Commission to study toughening child sex laws

RICHMOND, VA (WWBT) - Investigators say school officials, including teachers, are having inappropriate relationships with students in far too many cases. Now, the State Crime Commission is looking to see if Virginia needs to toughen its laws.

This is a topic that has a lot of folks talking and they stand on both sides of the issue. It all centers around one question. Is any age appropriate to have sex with your teacher?

Former substitute teacher, Anna Michelle Walters had little to say earlier this year just before a judge found her guilty of having sex with an under-age student.

Walters is just one of a number of school officials arrested or convicted within the past year for inappropriate relationships with students.

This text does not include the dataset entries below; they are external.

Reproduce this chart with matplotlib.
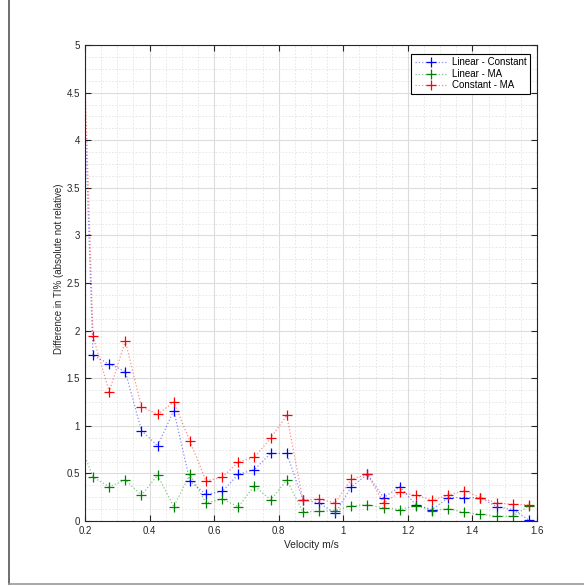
import matplotlib
matplotlib.use("Agg")
import matplotlib.pyplot as plt
from matplotlib.colors import to_rgba
from matplotlib.ticker import MultipleLocator, FuncFormatter
from matplotlib.lines import Line2D

# velocity bin centres (first one sits left of the visible range)
velocity = [0.175, 0.225, 0.275, 0.325, 0.375, 0.425, 0.475, 0.525, 0.575, 0.625,
            0.675, 0.725, 0.775, 0.825, 0.875, 0.925, 0.975, 1.025, 1.075, 1.125,
            1.175, 1.225, 1.275, 1.325, 1.375, 1.425, 1.475, 1.525, 1.575]

lin_const = [6.72, 1.74, 1.65, 1.57, 0.95, 0.79, 1.16, 0.42, 0.28, 0.31,
             0.49, 0.54, 0.71, 0.71, 0.22, 0.19, 0.08, 0.36, 0.49, 0.245,
             0.36, 0.17, 0.12, 0.245, 0.245, 0.245, 0.15, 0.12, 0.01]

lin_ma = [0.90, 0.46, 0.36, 0.43, 0.27, 0.48, 0.15, 0.49, 0.19, 0.23,
          0.15, 0.37, 0.22, 0.43, 0.095, 0.10, 0.11, 0.16, 0.17, 0.14,
          0.12, 0.16, 0.11, 0.13, 0.09, 0.07, 0.05, 0.05, 0.16]

const_ma = [7.33, 1.94, 1.36, 1.89, 1.20, 1.12, 1.25, 0.84, 0.42, 0.46,
            0.62, 0.67, 0.87, 1.11, 0.22, 0.23, 0.19, 0.44, 0.49, 0.19,
            0.30, 0.27, 0.22, 0.27, 0.32, 0.245, 0.19, 0.175, 0.17]

labels = ["Linear - Constant", "Linear - MA", "Constant - MA"]
colors = ["#0000ff", "#008000", "#ff0000"]

plt.rcParams['font.family'] = ['Liberation Sans', 'DejaVu Sans']
plt.rcParams['font.size'] = 7

fig = plt.figure(figsize=(5.84, 5.85), dpi=100)
ax = fig.add_axes([0.1455, 0.1094, 0.774, 0.8136])

handles = []
for ys, lab, c in zip([lin_const, lin_ma, const_ma], labels, colors):
    h, = ax.plot(velocity, ys, linestyle=':', color=to_rgba(c, 0.45), linewidth=0.9,
                 marker='+', markersize=6.5, markeredgewidth=0.9,
                 markeredgecolor=c, label=lab)
    handles.append(h)

leg = ax.legend(handles, labels, loc='upper right', bbox_to_anchor=(0.984, 0.981),
                borderaxespad=0, fancybox=False, framealpha=1, edgecolor='black',
                fontsize=7, handlelength=3.3, borderpad=0.35, labelspacing=0.15,
                handletextpad=0.5)
leg.get_frame().set_linewidth(0.8)

ax.set_xlim(0.2, 1.6)
ax.set_ylim(0, 5)
ax.xaxis.set_major_locator(MultipleLocator(0.2))
ax.xaxis.set_minor_locator(MultipleLocator(0.05))
ax.yaxis.set_major_locator(MultipleLocator(0.5))
ax.yaxis.set_minor_locator(MultipleLocator(0.125))
fmt = FuncFormatter(lambda v, p: ('%g' % round(v, 3)))
ax.xaxis.set_major_formatter(fmt)
ax.yaxis.set_major_formatter(fmt)

ax.grid(which='major', color='#dcdcdc', linewidth=0.8, linestyle='-')
ax.grid(which='minor', color='#e3e3e3', linewidth=0.6, linestyle=(0, (2, 2)))
ax.set_axisbelow(True)

ax.tick_params(which='both', direction='in', top=True, right=True,
               colors='#262626', labelsize=7)
ax.tick_params(which='major', length=4, width=0.8)
ax.tick_params(which='minor', length=0)
for s in ax.spines.values():
    s.set_color('#262626')
    s.set_linewidth(0.8)

ax.set_xlabel("Velocity m/s", color='#262626', labelpad=3, fontsize=7.4)
ax.set_ylabel("Difference in TI% (absolute not relative)", color='#262626')
ax.yaxis.set_label_coords(-0.046, 0.53)

# figure frame (left and bottom edges visible in the original export)
fig.add_artist(Line2D([8.5 / 584, 8.5 / 584], [1.5 / 585, 1.0], color='#555555',
                      linewidth=1.2, transform=fig.transFigure))
fig.add_artist(Line2D([8.5 / 584, 1.0], [1.5 / 585, 1.5 / 585], color='#999999',
                      linewidth=1.2, transform=fig.transFigure))

fig.savefig("out.png", dpi=100)
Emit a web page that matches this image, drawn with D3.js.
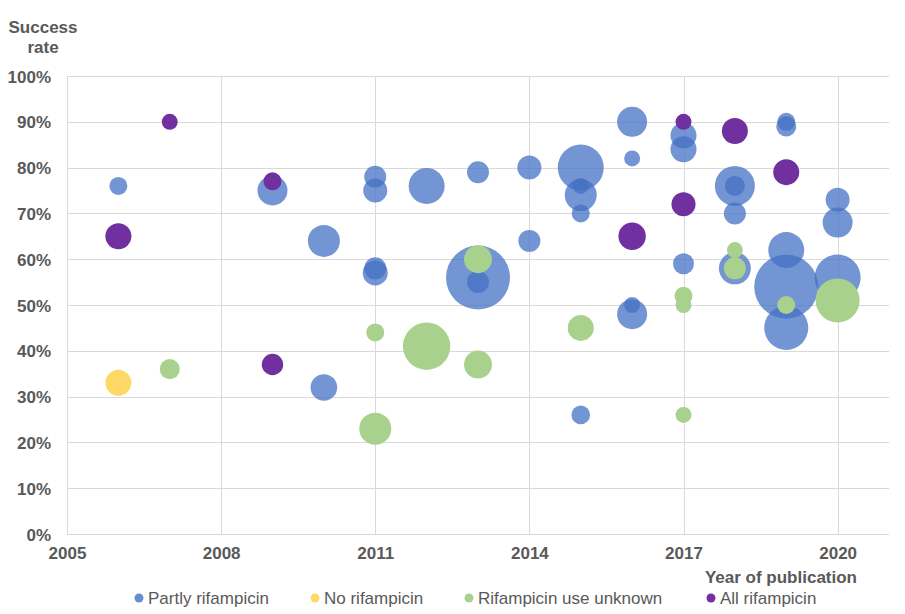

"A teacher should keep it on a professional level, especially with a student," said Bryce Bradley.

"[As] long as they are 18, I don't see nothing wrong with it," Andre Johnson suggested.

Johnson's opinion is what saved Walters from facing even more charges after an 18-year-old claimed he too had sex with her. He said on Twitter she sent him racy photos, but the case was never prosecuted because in Virginia it's legal for people 18 or older to have sex.

"We have a teacher-student relationship. You do not have an equal position relative to the two individuals from a power standpoint," said Del. Manoli Loupassi.

He is working with the State Crime Commission to see if there needs to be some changes in the law. One concern he says is the idea that a teacher has authority over a student, no matter a student's age.

"That person could take advantage of the power they have and use it to get sexual favors or whatever so that's not a good thing," Loupassi added.

A field of experts will weigh in over the next several months before making recommendations to those who can actually change the law.

"We'll come up with something if we think we should," he said.

Some are asking, why wait?

"A teacher is supposed to be a teacher not a love companion," Bradley suggested.

Since the Crime Commission's recommendations generally have heavy weight on how lawmakers will vote, this topic could lead the way to much more debate in advance of the 2014 General Assembly.

Juvenile Court Prosecutor Duncan Minton handled Walter's case. He says he's not sure there needs to be a tougher law in situations like these, but says schools should develop and enforce their own policies surrounding relationships with students.